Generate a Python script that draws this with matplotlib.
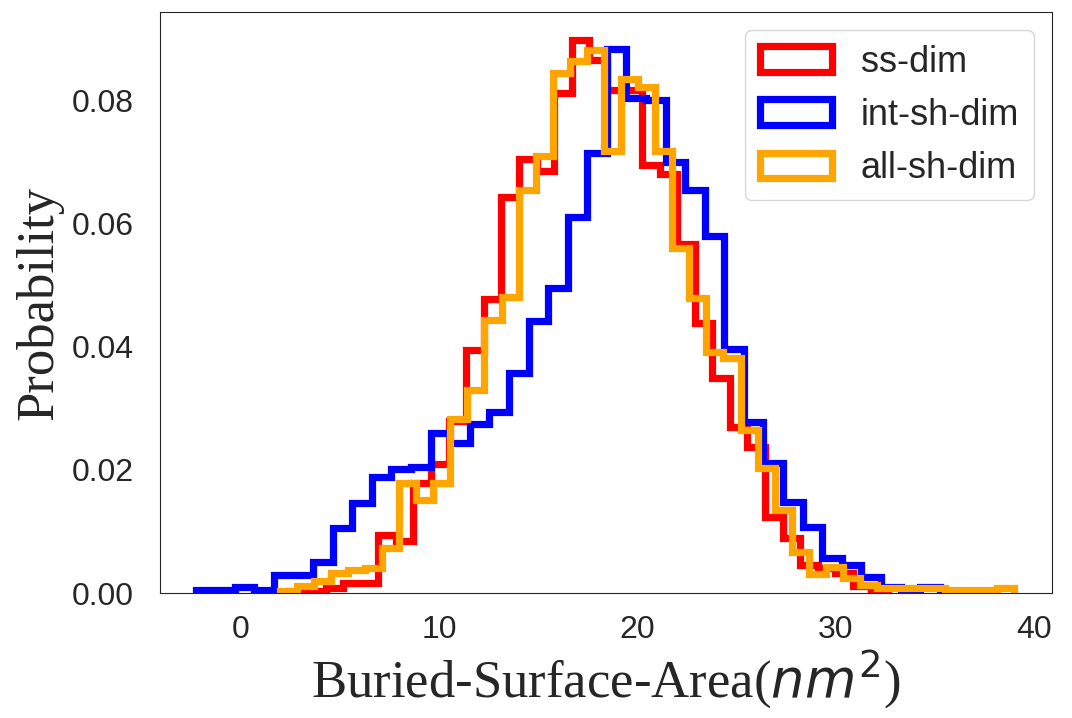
import numpy as np
import matplotlib
matplotlib.use('Agg')
import matplotlib.pyplot as plt
import seaborn as sns

# bin layout (start, width) and probability per bin
ss_start, ss_width = 2.509, 0.8866
ss_dim = [0.0003, 0.0003, 0.0008, 0.0016, 0.0016, 0.0094, 0.0084, 0.0178, 0.0210, 0.0280,
          0.0394, 0.0477, 0.0643, 0.0705, 0.0685, 0.0812, 0.0898, 0.0865, 0.0817, 0.0817,
          0.0695, 0.0680, 0.0567, 0.0438, 0.0349, 0.0270, 0.0237, 0.0123, 0.0089, 0.0045,
          0.0040, 0.0033, 0.0012, 0.0003]

int_start, int_width = -2.267, 0.9874
int_sh_dim = [0.0005, 0.0005, 0.0010, 0.0005, 0.0030, 0.0030, 0.0050, 0.0105, 0.0146, 0.0188,
              0.0201, 0.0204, 0.0260, 0.0243, 0.0274, 0.0294, 0.0358, 0.0441, 0.0496, 0.0610,
              0.0714, 0.0883, 0.0803, 0.0800, 0.0700, 0.0654, 0.0580, 0.0397, 0.0278, 0.0211,
              0.0148, 0.0107, 0.0057, 0.0045, 0.0026, 0.0010, 0.0005, 0.0010]

all_start, all_width = 1.965, 0.861
all_sh_dim = [0.0004, 0.0011, 0.0020, 0.0032, 0.0037, 0.0041, 0.0073, 0.0178, 0.0151, 0.0178,
              0.0282, 0.0329, 0.0443, 0.0480, 0.0654, 0.0710, 0.0845, 0.0863, 0.0881, 0.0717,
              0.0834, 0.0821, 0.0717, 0.0560, 0.0479, 0.0391, 0.0381, 0.0264, 0.0203, 0.0135,
              0.0067, 0.0031, 0.0042, 0.0024, 0.0013, 0.0008, 0.0008, 0.0008, 0.0008, 0.0005,
              0.0005, 0.0005, 0.0008]

labels = ['ss-dim', 'int-sh-dim', 'all-sh-dim']
colors = ['red', 'blue', 'orange']

sns.set_style('white')
plt.rcParams['font.family'] = ['Liberation Sans', 'DejaVu Sans']

fig = plt.figure(figsize=(10.72, 7.18), dpi=100)
ax = fig.add_axes([0.149, 0.174, 0.832, 0.809])

series = [(ss_start, ss_width, ss_dim),
          (int_start, int_width, int_sh_dim),
          (all_start, all_width, all_sh_dim)]
for (start, width, vals), lab, col in zip(series, labels, colors):
    vals = np.array(vals)
    edges = start + width * np.arange(len(vals) + 1)
    centers = edges[:-1] + width / 2
    ax.hist(centers, bins=edges, weights=vals, histtype='step',
            color=col, linewidth=5.2, label=lab)

ax.set_xlim(-4.08, 40.9)
ax.set_ylim(0, 0.0943)
ax.set_xticks([0, 10, 20, 30, 40])
ax.set_yticks([0.00, 0.02, 0.04, 0.06, 0.08])
ax.set_yticklabels(['0.00', '0.02', '0.04', '0.06', '0.08'])
ax.tick_params(labelsize=23, colors='0.15')
ax.tick_params(axis='x', pad=12)
ax.tick_params(axis='y', pad=15)

ax.set_xlabel('Buried-Surface-Area($nm^2$)', fontsize=38, family='Liberation Serif',
              labelpad=2)
ax.set_ylabel('Probability', fontsize=38, family='Liberation Serif', labelpad=6)

ax.legend(loc='upper right', fontsize=26)

fig.savefig('out.png', dpi=100)
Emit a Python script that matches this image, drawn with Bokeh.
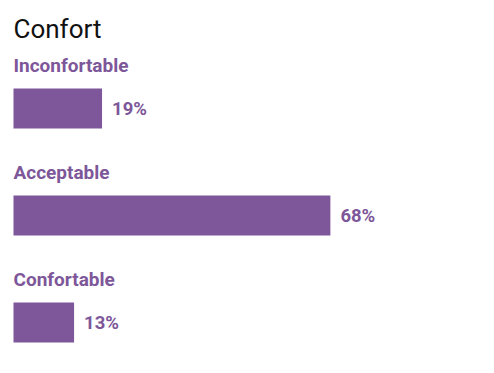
from bokeh.plotting import figure
from bokeh.models import Range1d, ColumnDataSource
from bokeh.core.properties import value
from bokeh.embed import file_html
from bokeh.resources import INLINE

# ---- data ----
title_text = "Confort"
categories = ["Inconfortable", "Acceptable", "Confortable"]
percents = [19, 68, 13]
value_labels = [f"{v}%" for v in percents]

# ---- layout (pixels) ----
W, H = 478, 357
PX_PER_UNIT = 4.66
LEFT_PAD = 13
FIRST_BAR_CENTER = 108
ROW_STEP = 107
BAR_H = 40
LABEL_ABOVE = 43
TITLE_BASELINE = 28

COLOR = "#7D5799"
FONT = "Roboto"

x0 = -LEFT_PAD / PX_PER_UNIT
p = figure(width=W, height=H, output_backend="svg", toolbar_location=None,
           min_border=0, x_range=Range1d(x0, x0 + W / PX_PER_UNIT),
           y_range=Range1d(H, 0))
p.axis.visible = False
p.xgrid.visible = False
p.ygrid.visible = False
p.outline_line_color = None
p.background_fill_color = "white"
p.border_fill_color = "white"

centers = [FIRST_BAR_CENTER + i * ROW_STEP for i in range(len(categories))]
src = ColumnDataSource(dict(
    cat=categories, pct=percents, lab=value_labels, y=centers,
    ylab=[c - LABEL_ABOVE for c in centers], zero=[0] * len(categories),
))

p.hbar(y="y", left=0, right="pct", height=BAR_H, source=src,
       fill_color=COLOR, line_color=None)

p.text(x="zero", y="ylab", text="cat", source=src, text_color=COLOR,
       text_font=value(FONT), text_font_style="bold", text_font_size="19px",
       text_baseline="alphabetic", text_align="left")

p.text(x="pct", y="y", text="lab", source=src, text_color=COLOR,
       text_font=value(FONT), text_font_style="bold", text_font_size="18.5px",
       text_baseline="middle", text_align="left", x_offset=10)

p.text(x=[0], y=[TITLE_BASELINE], text=[title_text], text_color="#111111",
       text_font=value(FONT), text_font_size="26px",
       text_baseline="alphabetic", text_align="left")

open("out.html", "w").write(file_html(p, INLINE))
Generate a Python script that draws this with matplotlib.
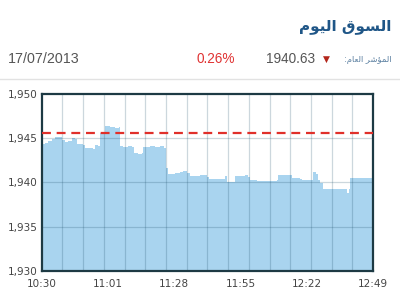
import matplotlib
matplotlib.use("Agg")
import matplotlib.pyplot as plt
from matplotlib.lines import Line2D

# ---- data ----
title_text = "ﻡﻮﻴﻟﺍ ﻕﻮﺴﻟﺍ"          # السوق اليوم (visual order, shaped forms)
index_label = ":ﻡﺎﻌﻟﺍ ﺮﺷﺆﻤﻟﺍ"       # المؤشر العام:
date_text = "17/07/2013"
change_text = "0.26%"
index_value = "1940.63"
prev_close = 1945.65

# x in grid units (16 intervals across session), values in index points
x_pos = [0.00, 0.16, 0.30, 0.50, 0.64, 0.88, 0.98, 1.13, 1.27, 1.46, 1.61, 1.71,
         1.85, 2.00, 2.09, 2.33, 2.48, 2.57, 2.72, 2.82, 2.96, 3.06, 3.30, 3.54,
         3.73, 3.78, 3.93, 4.17, 4.36, 4.46, 4.65, 4.84, 4.89, 5.23, 5.47, 5.72,
         5.91, 6.01, 6.10, 6.44, 6.68, 6.83, 7.02, 7.16, 7.65, 7.99, 8.08, 8.71,
         8.85, 8.95, 9.19, 9.34, 9.82, 9.97, 10.06, 10.40, 11.03, 11.37, 11.42,
         12.00, 12.09, 12.48, 12.57, 12.96, 13.11, 13.25, 13.35, 13.44, 13.59,
         14.17, 14.65, 14.75, 14.84, 14.89, 16.00]
values = [1944.4, 1944.5, 1944.7, 1944.9, 1945.1, 1945.2, 1944.8, 1944.6, 1944.7,
          1945.0, 1944.9, 1944.3, 1944.4, 1944.2, 1943.9, 1943.9, 1943.8, 1944.2,
          1944.1, 1945.6, 1945.7, 1946.4, 1946.3, 1946.2, 1946.3, 1944.1, 1944.0,
          1944.1, 1944.0, 1943.3, 1943.2, 1943.3, 1944.0, 1944.1, 1944.0, 1944.1,
          1943.9, 1941.6, 1941.0, 1941.1, 1941.2, 1941.3, 1941.1, 1940.7, 1940.8,
          1940.6, 1940.35, 1940.35, 1940.7, 1940.1, 1940.0, 1940.7, 1940.8, 1940.6,
          1940.3, 1940.2, 1940.2, 1940.25, 1940.8, 1940.8, 1940.5, 1940.4, 1940.25,
          1940.3, 1941.2, 1941.0, 1940.3, 1939.9, 1939.3, 1939.3, 1939.3, 1938.75,
          1939.3, 1940.45, 1940.45]

x_tick_labels = ["10:30", "11:01", "11:28", "11:55", "12:22", "12:49"]
y_ticks = [1930, 1935, 1940, 1945, 1950]
y_tick_labels = ["1,930", "1,935", "1,940", "1,945", "1,950"]

# ---- figure ----
fig = plt.figure(figsize=(4, 3), dpi=100)
fig.patch.set_facecolor("white")

ax = fig.add_axes([0.104, 0.098, 0.829, 0.588])
ax.set_xlim(0, 16)
ax.set_ylim(1930, 1950)

ax.fill_between(x_pos, values, 1930, step="post", color="#a9d4ef", lw=0, zorder=1)

# grid drawn on top with translucent dark colour
for gx in range(1, 16):
    ax.axvline(gx, color="#1a4a66", alpha=0.22, lw=0.9, zorder=2)
for gy in [1935, 1940, 1945]:
    ax.axhline(gy, color="#1a4a66", alpha=0.22, lw=0.9, zorder=2)

ax.axhline(prev_close, color="#e0302a", lw=1.6, ls=(0, (4, 2.6)), zorder=3)

for s in ax.spines.values():
    s.set_color("#1d3a44")
    s.set_linewidth(1.6)

n = len(x_tick_labels)
ax.set_xticks([16 * i / (n - 1) for i in range(n)])
ax.set_xticklabels(x_tick_labels)
ax.set_yticks(y_ticks)
ax.set_yticklabels(y_tick_labels)
ax.tick_params(axis="y", length=0, labelsize=7.5, labelcolor="#444444", pad=3)
ax.tick_params(axis="x", length=0, labelsize=7.5, labelcolor="#444444", pad=6)
for lab in ax.get_xticklabels() + ax.get_yticklabels():
    lab.set_fontfamily("DejaVu Sans")

# ---- header ----
fig.text(0.978, 0.91, title_text, ha="right", va="center", fontsize=11,
         fontweight="bold", color="#1f5687", family=["DejaVu Sans"])
fig.text(0.02, 0.803, date_text, ha="left", va="center", fontsize=10.3,
         color="#555555", family=["Liberation Sans"])
fig.text(0.588, 0.803, change_text, ha="right", va="center", fontsize=9.8,
         color="#e03333", family=["Liberation Sans"])
fig.text(0.788, 0.803, index_value, ha="right", va="center", fontsize=9.8,
         color="#555555", family=["Liberation Sans"])
fig.text(0.815, 0.803, "▼", ha="center", va="center", fontsize=6.5,
         color="#b3261b", family=["DejaVu Sans"])
fig.text(0.98, 0.80, index_label, ha="right", va="center", fontsize=6,
         color="#5a7fa0", family=["DejaVu Sans"])

fig.add_artist(Line2D([0.0, 1.0], [0.737, 0.737], transform=fig.transFigure,
                      color="#e2e2e2", lw=1.0))

fig.savefig("out.png", dpi=100)
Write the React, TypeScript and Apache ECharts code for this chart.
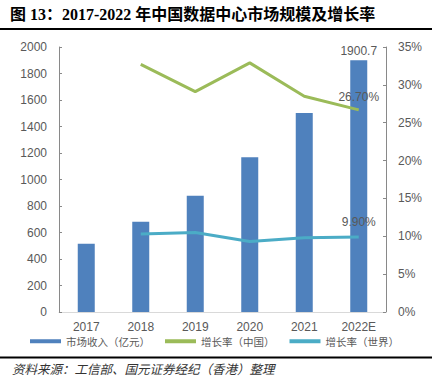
import React, { useEffect, useRef } from "react";
import * as echarts from "echarts";

const categories = ["2017", "2018", "2019", "2020", "2021", "2022E"];
const revenue = [515, 682, 878, 1167, 1502, 1900.7];
const growthChina: (number | null)[] = [null, 32.7, 29.1, 32.9, 28.5, 26.7];
const growthWorld: (number | null)[] = [null, 10.3, 10.5, 9.3, 9.8, 9.9];
const seriesNames = ["市场收入（亿元）", "增长率（中国）", "增长率（世界）"];
const titleText = "图 13：2017-2022 年中国数据中心市场规模及增长率";
const sourceText = "资料来源：工信部、国元证券经纪（香港）整理";

const labelColor = "#595959";
const sans = "'Liberation Sans', Arial, 'Noto Sans CJK SC', sans-serif";

export default function App() {
  const ref = useRef<HTMLDivElement>(null);
  useEffect(() => {
    if (!ref.current) return;
    const chart = echarts.init(ref.current, undefined, { renderer: "svg" });
    const lastIdx = categories.length - 1;
    const lineData = (arr: (number | null)[], dist: number) =>
      arr.map((v, i) =>
        i === lastIdx
          ? {
              value: v,
              label: {
                show: true,
                position: "top",
                distance: dist,
                color: labelColor,
                fontSize: 12,
                fontFamily: sans,
                formatter: (p: any) => Number(p.value).toFixed(2) + "%",
              },
            }
          : v
      );
    chart.setOption({
      animation: false,
      backgroundColor: "#ffffff",
      textStyle: { fontFamily: sans },
      grid: { left: 59, right: 46, top: 47, bottom: 79 },
      legend: {
        left: 30,
        top: 336,
        padding: 0,
        itemWidth: 31,
        itemHeight: 4,
        itemGap: 15,
        icon: "rect",
        textStyle: { fontSize: 10.5, color: labelColor, fontFamily: "'Noto Sans CJK SC', sans-serif" },
        data: seriesNames,
      },
      xAxis: {
        type: "category",
        data: categories,
        axisLine: { lineStyle: { color: "#d9d9d9" } },
        axisTick: { show: false },
        axisLabel: { color: labelColor, fontSize: 12, margin: 9 },
      },
      yAxis: [
        {
          type: "value",
          min: 0,
          max: 2000,
          interval: 200,
          splitLine: { show: false },
          axisLine: { show: true, lineStyle: { color: "#898989" } },
          axisTick: { show: true, inside: true, length: 3, lineStyle: { color: "#898989" } },
          axisLabel: { color: labelColor, fontSize: 12, margin: 12, formatter: (v: number) => String(v) },
        },
        {
          type: "value",
          min: 0,
          max: 35,
          interval: 5,
          splitLine: { show: false },
          axisLine: { show: true, lineStyle: { color: "#898989" } },
          axisTick: { show: true, inside: true, length: 3, lineStyle: { color: "#898989" } },
          axisLabel: { color: labelColor, fontSize: 12, margin: 12, formatter: "{value}%" },
        },
      ],
      series: [
        {
          name: seriesNames[0],
          type: "bar",
          barWidth: 17,
          itemStyle: { color: "#4F81BD" },
          data: revenue.map((v, i) =>
            i === lastIdx
              ? {
                  value: v,
                  label: {
                    show: true,
                    position: "top",
                    distance: 3,
                    color: labelColor,
                    fontSize: 12,
                    fontFamily: sans,
                  },
                }
              : v
          ),
        },
        {
          name: seriesNames[1],
          type: "line",
          yAxisIndex: 1,
          showSymbol: true,
          symbol: "circle",
          symbolSize: 0.1,
          lineStyle: { color: "#9BBB59", width: 3 },
          itemStyle: { color: "#9BBB59" },
          data: lineData(growthChina, 7),
        },
        {
          name: seriesNames[2],
          type: "line",
          yAxisIndex: 1,
          showSymbol: true,
          symbol: "circle",
          symbolSize: 0.1,
          lineStyle: { color: "#4BACC6", width: 3 },
          itemStyle: { color: "#4BACC6" },
          data: lineData(growthWorld, 9),
        },
      ],
      graphic: [
        {
          type: "text",
          left: 10,
          top: 6,
          style: {
            text: titleText,
            fontSize: 16,
            fontWeight: "bold",
            fill: "#000",
            fontFamily: "'Liberation Serif', 'Noto Sans CJK SC', serif",
          },
        },
        {
          type: "line",
          shape: { x1: 0, y1: 29, x2: 432, y2: 29 },
          style: { stroke: "#000", lineWidth: 2 },
        },
        {
          type: "line",
          shape: { x1: 0, y1: 357.5, x2: 432, y2: 357.5 },
          style: { stroke: "#000", lineWidth: 2 },
        },
        {
          type: "text",
          left: 12,
          top: 362,
          style: {
            text: sourceText,
            fontSize: 12.5,
            fontStyle: "italic",
            fontWeight: "normal",
            fill: "#333",
            fontFamily: "'Noto Sans CJK SC', serif",
          },
        },
      ],
    });
    return () => chart.dispose();
  }, []);
  return (
    <div
      ref={ref}
      style={{ position: "fixed", left: 0, top: 0, width: 432, height: 391 }}
    />
  );
}
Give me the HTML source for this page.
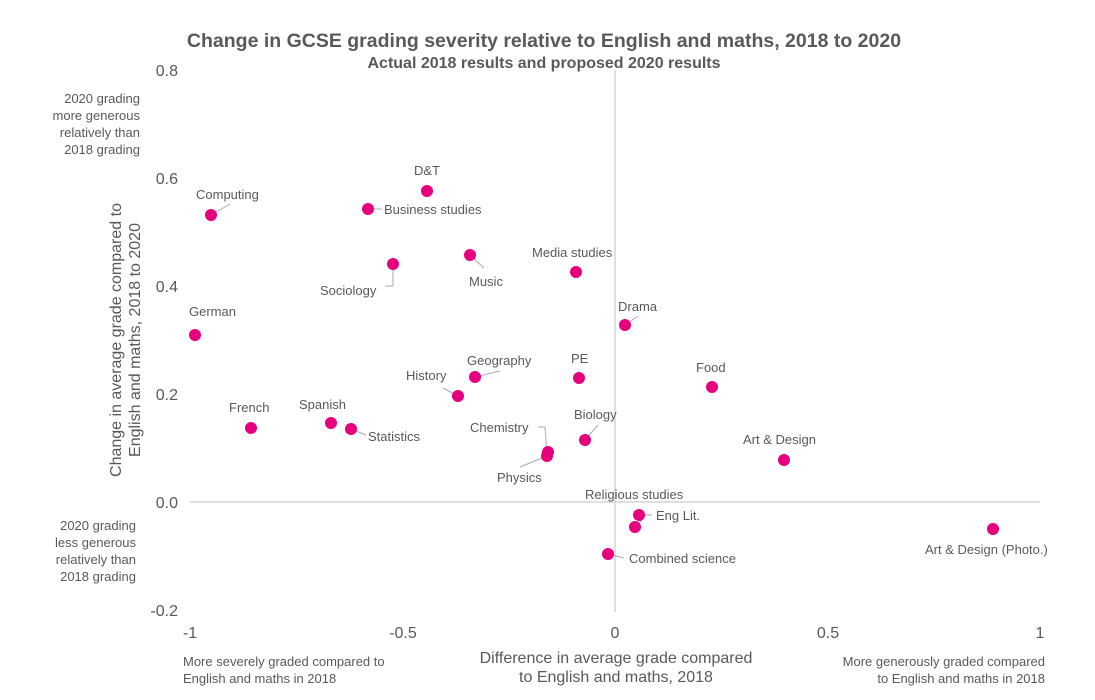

· · · · ·

In the records above, find the line containing "import seaborn as sns" and output every line from the first through that one, exactly, omitting pictures.

Solved problem:
Generate a Python script that draws this with matplotlib.
import numpy as np
import matplotlib
matplotlib.use('Agg')
import matplotlib.pyplot as plt
import seaborn as sns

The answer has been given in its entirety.